Right of Disabled Public Assistance Recipients to Reasonable Accommodations

Lovely H. v. Eggleston, 05 Civ. 6920 (LTS) (S.D.N.Y.)

Nature of Claims: The plaintiffs in this action are public assistance recipients in New York City who are disabled under the Americans With Disabilities Act (ADA) and/or State and local statutes and regulations, and whose public assistance cases were transferred (or scheduled for transfer) to one of three “hub centers” in the Bronx, Brooklyn, and Manhattan. In most cases, these hub centers were much farther from the clients’ homes than are their local Job Centers, and entailed longer, more arduous, and often more expensive commutes. The plaintiffs alleged that under the ADA and State and local laws prohibiting disability discrimination, the City welfare agency (HRA) may not operate separate “hub centers” for disabled clients unless those clients are offered a voluntary choice to be served at those facilities and, even in that event, only if separate facilities are necessary to provide them with aids, benefits, or services that are as effective as those provided to non-disabled clients. The plaintiffs also allege that HRA used notices and procedures designed to deter and discourage clients from requesting an exemption from a hub center assignment as a reasonable accommodation, and that HRA lacks procedures necessary to provide reasonable accommodations to disabled clients in a manner that allows them to comply with the conditions of eligibility for public benefits at their local Job Centers.
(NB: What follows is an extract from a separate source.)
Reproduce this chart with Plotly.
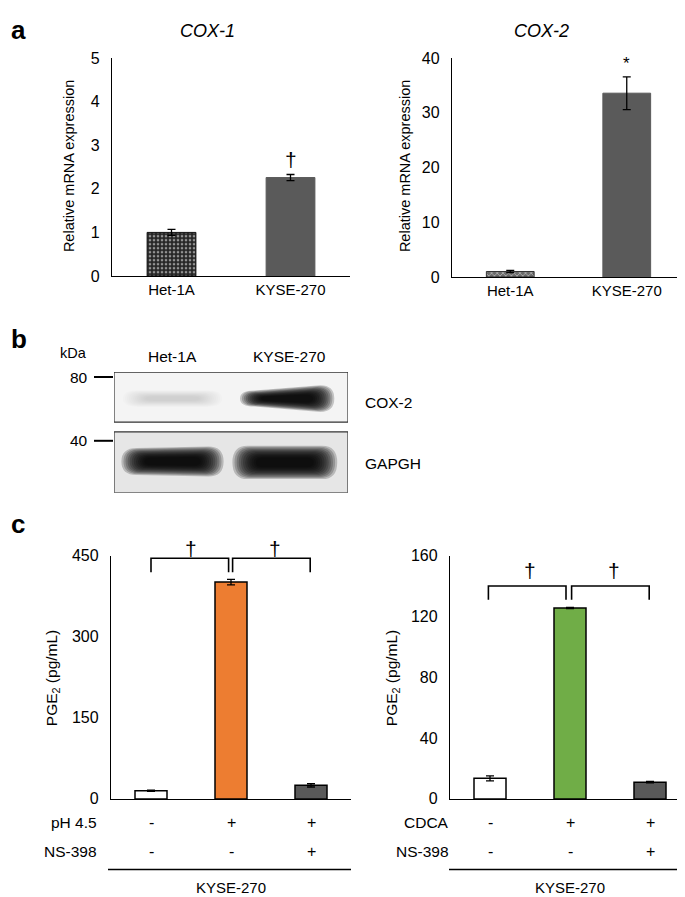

Background: On April 19, 2006, the district court certified a class and a subclass, and enjoined HRA from involuntarily reassigning class members’ welfare cases to the hub centers. Lovely H. v. Eggleston, 235 F.R.D. 248 (S.D.N.Y. 2006). The main class is defined as “recipients of public assistance, food stamps and/or Medicaid who have received or will receive a notice from the New York City Human Resources Administration involuntarily transferring their case to one of three ‘hub’ centers in Manhattan, the Bronx or Brooklyn in connection with the WeCARE program.” The subclass is defined as “main class members who (a) have a physical or mental impairment that substantially limits one or more major life activities within the meaning of the Americans with Disabilities Act of 1990, (b) have a record of such an impairment, or (c) are regarded as having such an impairment.”

In addition, the Court found “that Plaintiffs have demonstrated a substantial likelihood of success on the merits of this claim under state and federal law.” On the state law segregation claims, the Court found that it is uncontested that as WeCARE-eligible recipients of public assistance, (1) class members were involuntarily transferred to hub centers; (2) unlike non-disabled individuals, they were precluded from attending to recertification and other issues through their neighborhood public assistance offices; and (3) that “[t]his distinction in the provision of services turns solely on WeCARE designation which is, itself, based solely on the presence of a disability.” On the federal segregation claim, the Court found that the WeCARE program “clearly violates the mandate that persons with disabilities be given the opportunity to participate in mainstream service delivery mechanisms.”

Current Status: On November 15, 2006, the court granted plaintiffs’ motions to amend the complaint; to intervene additional class members as party plaintiffs; and to amend the main class definition. The amended class definition is “recipients of public assistance, food stamps, and/or Medicaid who are or will be designated as participants in the WeCARE program.” Lovely H. v. Eggleston, 2006 U.S. Dist. LEXIS 83424 (S.D.N.Y. Nov. 15, 2006). The additional claims allege that HRA has a pattern and practice of denying class members’ reasonable accommodations at their local Job Centers.

On November 29, 2006, plaintiffs moved for partial summary judgment and for an award of retroactive relief with regard class members whose cases were closed or sanctioned in connection with their transfer to a hub center, and who were otherwise eligible for assistance. The motion for partial summary judgment was fully submitted on January 30, 2007. However, rather than deciding the issue, Judge Swain issued an order on March 20, 2009 dismissing this motion without prejudice to a request of either party to restore the motion. We are currently negotiating with the City to determine whether we can settle this motion rather than resubmit it the Court.

During the course of negotiations in the case in chief, we discovered that the City had made mistakes when it conducted a project to “re-code” cases of homebound clients so that the computer listed each homebound individually on the computer rather than by case. HRA agreed to identify these cases and pay them retroactive relief. The parties are engaged in negotiations over how to determine how to identify these individuals and issue relief to them.

No. Persons Affected: Over 30,000 disabled public assistance recipients have been designated as participants in the WeCARE program.

Reported Decisions: Lovely H. v. Eggleston, 235 F.R.D. 248 (S.D.N.Y. 2006); Lovely H. v. Eggleston, 2006 U.S. Dist. LEXIS 83424 (S.D.N.Y. Nov. 15, 2006).